By this time, Zinaida had already studied for two years at a girls' school in Kiev (1877—1878) and for a year at the Moscow Fischer Gymnasium.[10] It was only in Borzhomi where her uncle Alexander, a man of considerable means, rented a dacha for her, that she started to get back to normal after the profound shock caused by her beloved father's death.[10]

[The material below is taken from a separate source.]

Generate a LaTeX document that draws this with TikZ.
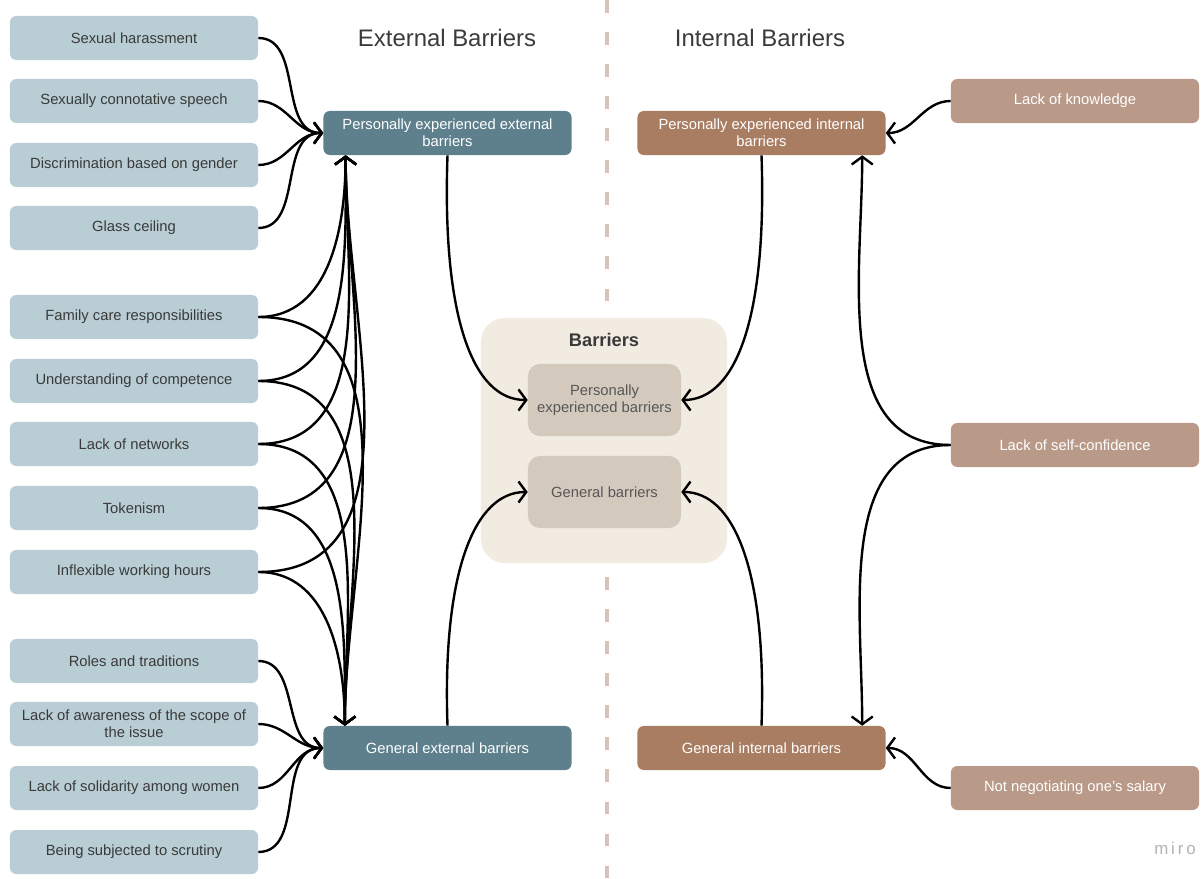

Zinaida started writing poetry at the age of seven. By the time she met Dmitry Merezhkovsky in 1888, she was already a published poet. "By the year 1880 I was writing verses, being a great believer in 'inspiration', and making it a point never to take my pen away from paper. People around me saw these poems as a sign of my being 'spoiled', but I never tried to conceal them and, of course, I wasn't spoiled at all, what with my religious upbringing," she wrote in 1902 in a letter to Valery Bryusov.[11] A good-looking girl, Zinaida attracted a lot of attention in Borzhomi, but Merezhkovsky, a well-educated introvert, impressed her first and foremost as a perfect kindred spirit. Once he proposed, she accepted him without hesitation, and never came to regret what might have seemed a hasty decision.[4][10]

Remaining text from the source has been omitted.